## Exercise instructions
Give back only the lines from the one that contains "Generate a Python" through the one that contains "import seaborn as sns", word for word and without images.

## Data provided
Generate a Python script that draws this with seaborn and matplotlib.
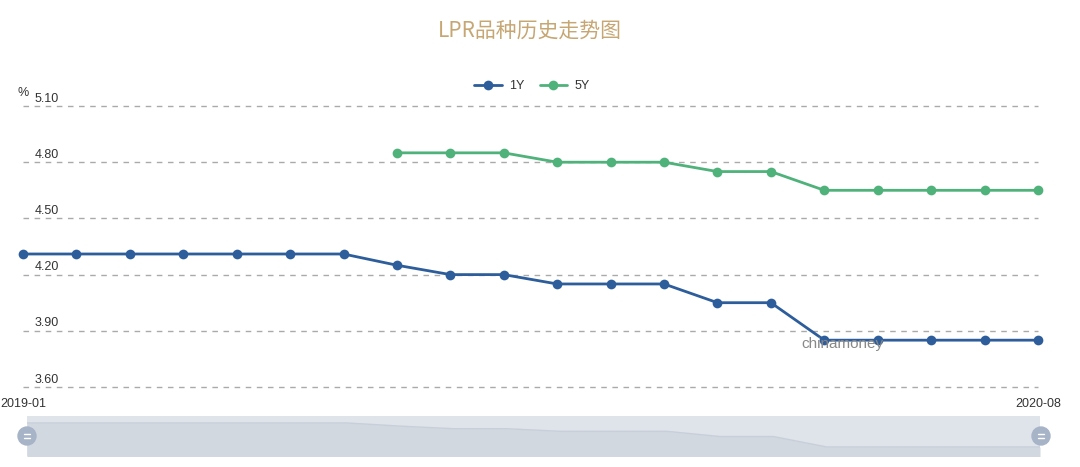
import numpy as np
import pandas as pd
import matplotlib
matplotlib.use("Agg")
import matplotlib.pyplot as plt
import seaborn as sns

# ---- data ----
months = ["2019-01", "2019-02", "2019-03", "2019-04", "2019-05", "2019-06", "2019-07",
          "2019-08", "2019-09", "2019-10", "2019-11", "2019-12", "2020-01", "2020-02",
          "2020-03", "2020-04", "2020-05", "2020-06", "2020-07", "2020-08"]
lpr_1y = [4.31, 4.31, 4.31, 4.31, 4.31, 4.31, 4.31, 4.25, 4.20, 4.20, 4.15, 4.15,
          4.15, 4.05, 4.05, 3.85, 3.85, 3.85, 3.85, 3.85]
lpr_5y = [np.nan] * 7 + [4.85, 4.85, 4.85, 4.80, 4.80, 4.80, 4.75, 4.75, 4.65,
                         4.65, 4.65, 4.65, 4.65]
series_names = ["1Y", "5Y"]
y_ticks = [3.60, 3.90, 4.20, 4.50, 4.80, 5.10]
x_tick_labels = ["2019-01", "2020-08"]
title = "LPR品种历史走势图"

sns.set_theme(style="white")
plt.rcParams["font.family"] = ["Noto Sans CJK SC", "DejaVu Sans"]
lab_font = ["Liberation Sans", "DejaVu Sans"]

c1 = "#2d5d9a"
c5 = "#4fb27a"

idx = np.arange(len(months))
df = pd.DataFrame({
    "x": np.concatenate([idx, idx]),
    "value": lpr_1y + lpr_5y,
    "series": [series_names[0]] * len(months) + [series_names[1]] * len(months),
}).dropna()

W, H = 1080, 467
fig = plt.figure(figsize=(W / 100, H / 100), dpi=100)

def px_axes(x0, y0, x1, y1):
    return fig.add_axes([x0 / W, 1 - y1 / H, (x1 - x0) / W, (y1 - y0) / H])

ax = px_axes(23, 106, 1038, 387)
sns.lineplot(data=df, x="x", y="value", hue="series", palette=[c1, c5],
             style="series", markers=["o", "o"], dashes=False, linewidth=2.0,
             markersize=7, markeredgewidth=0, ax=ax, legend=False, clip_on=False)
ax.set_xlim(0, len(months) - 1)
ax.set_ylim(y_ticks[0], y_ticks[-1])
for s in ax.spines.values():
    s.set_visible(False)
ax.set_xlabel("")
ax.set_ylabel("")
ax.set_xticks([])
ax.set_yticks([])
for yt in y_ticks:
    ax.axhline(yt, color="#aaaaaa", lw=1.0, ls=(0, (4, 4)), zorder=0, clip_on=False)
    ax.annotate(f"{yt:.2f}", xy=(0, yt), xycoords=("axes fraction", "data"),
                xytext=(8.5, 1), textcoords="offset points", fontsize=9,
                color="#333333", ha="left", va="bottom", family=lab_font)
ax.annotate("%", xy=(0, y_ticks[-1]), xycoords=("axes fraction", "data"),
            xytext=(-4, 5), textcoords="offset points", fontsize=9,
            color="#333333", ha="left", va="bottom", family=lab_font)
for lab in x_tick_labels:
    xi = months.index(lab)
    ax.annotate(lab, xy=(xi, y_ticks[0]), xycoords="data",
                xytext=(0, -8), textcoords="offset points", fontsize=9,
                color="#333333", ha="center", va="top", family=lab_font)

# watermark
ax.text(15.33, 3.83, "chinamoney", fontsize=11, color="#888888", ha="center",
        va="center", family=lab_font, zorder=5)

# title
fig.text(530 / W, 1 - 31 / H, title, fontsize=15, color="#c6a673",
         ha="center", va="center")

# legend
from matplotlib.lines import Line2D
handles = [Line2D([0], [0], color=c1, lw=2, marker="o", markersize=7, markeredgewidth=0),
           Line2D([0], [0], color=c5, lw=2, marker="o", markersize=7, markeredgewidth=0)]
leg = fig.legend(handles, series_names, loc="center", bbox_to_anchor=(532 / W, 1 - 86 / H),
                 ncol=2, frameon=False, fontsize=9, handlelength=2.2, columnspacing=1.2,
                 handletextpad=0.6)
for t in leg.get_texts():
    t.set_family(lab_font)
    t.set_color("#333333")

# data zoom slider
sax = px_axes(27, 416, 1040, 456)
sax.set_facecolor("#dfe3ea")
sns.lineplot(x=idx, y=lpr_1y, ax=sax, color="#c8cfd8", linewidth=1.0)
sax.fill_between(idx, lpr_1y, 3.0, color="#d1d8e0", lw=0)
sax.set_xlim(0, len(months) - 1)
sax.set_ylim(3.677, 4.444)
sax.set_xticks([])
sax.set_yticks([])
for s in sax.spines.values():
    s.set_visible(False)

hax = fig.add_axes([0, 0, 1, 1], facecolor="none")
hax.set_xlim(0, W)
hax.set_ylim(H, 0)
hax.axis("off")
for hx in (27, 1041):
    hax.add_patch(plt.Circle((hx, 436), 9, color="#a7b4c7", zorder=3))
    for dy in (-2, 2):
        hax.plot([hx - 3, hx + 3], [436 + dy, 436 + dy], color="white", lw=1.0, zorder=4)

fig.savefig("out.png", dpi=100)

--

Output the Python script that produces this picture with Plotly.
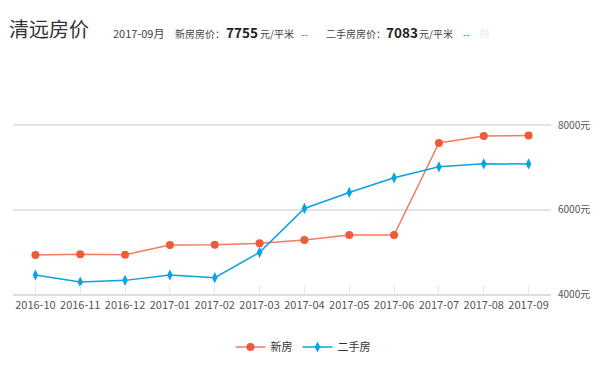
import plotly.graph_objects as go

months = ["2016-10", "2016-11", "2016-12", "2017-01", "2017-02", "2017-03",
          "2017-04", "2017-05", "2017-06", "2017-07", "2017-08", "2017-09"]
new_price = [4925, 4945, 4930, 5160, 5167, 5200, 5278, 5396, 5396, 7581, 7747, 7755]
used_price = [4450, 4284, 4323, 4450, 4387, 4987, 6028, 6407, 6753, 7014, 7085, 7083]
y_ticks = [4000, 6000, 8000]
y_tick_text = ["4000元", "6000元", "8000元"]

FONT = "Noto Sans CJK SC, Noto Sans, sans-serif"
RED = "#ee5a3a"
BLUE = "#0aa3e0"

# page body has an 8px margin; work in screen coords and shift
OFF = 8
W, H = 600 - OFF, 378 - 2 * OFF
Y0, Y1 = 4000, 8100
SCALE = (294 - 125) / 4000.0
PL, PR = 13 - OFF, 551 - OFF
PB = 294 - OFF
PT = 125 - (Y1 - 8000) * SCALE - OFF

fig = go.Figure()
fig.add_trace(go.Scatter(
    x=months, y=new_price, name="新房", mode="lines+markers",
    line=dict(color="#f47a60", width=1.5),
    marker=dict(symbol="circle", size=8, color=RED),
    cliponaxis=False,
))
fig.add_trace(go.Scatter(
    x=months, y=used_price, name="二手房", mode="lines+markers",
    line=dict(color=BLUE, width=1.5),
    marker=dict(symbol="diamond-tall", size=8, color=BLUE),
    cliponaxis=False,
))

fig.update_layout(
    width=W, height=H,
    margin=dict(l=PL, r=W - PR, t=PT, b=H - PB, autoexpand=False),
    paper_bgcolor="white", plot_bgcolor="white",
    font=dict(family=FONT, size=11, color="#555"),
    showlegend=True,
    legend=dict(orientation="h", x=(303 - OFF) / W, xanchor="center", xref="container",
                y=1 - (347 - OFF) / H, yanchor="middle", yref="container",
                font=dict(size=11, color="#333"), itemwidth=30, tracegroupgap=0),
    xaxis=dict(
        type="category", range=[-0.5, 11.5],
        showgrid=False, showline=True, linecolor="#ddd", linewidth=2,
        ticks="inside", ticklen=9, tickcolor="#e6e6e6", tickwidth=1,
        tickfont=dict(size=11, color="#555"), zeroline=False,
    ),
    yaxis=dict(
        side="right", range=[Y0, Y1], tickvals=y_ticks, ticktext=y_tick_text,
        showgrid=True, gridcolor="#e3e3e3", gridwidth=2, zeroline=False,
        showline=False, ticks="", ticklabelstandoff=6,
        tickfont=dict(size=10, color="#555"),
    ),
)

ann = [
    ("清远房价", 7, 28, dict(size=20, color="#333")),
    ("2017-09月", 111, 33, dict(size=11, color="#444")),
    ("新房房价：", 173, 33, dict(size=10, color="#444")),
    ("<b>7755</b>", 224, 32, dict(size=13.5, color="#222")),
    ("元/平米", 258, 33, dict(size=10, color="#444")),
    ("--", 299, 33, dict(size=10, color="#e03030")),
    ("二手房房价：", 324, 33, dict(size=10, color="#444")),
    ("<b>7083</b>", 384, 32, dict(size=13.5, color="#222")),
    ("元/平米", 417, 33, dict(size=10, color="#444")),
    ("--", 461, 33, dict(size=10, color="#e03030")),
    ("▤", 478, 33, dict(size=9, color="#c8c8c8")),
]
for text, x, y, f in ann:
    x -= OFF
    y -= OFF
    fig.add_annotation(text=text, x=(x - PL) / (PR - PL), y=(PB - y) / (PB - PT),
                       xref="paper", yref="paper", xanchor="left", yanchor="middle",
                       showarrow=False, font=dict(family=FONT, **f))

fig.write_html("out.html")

## Answer to the exercise
Generate a Python script that draws this with seaborn and matplotlib.
import numpy as np
import pandas as pd
import matplotlib
matplotlib.use("Agg")
import matplotlib.pyplot as plt
import seaborn as sns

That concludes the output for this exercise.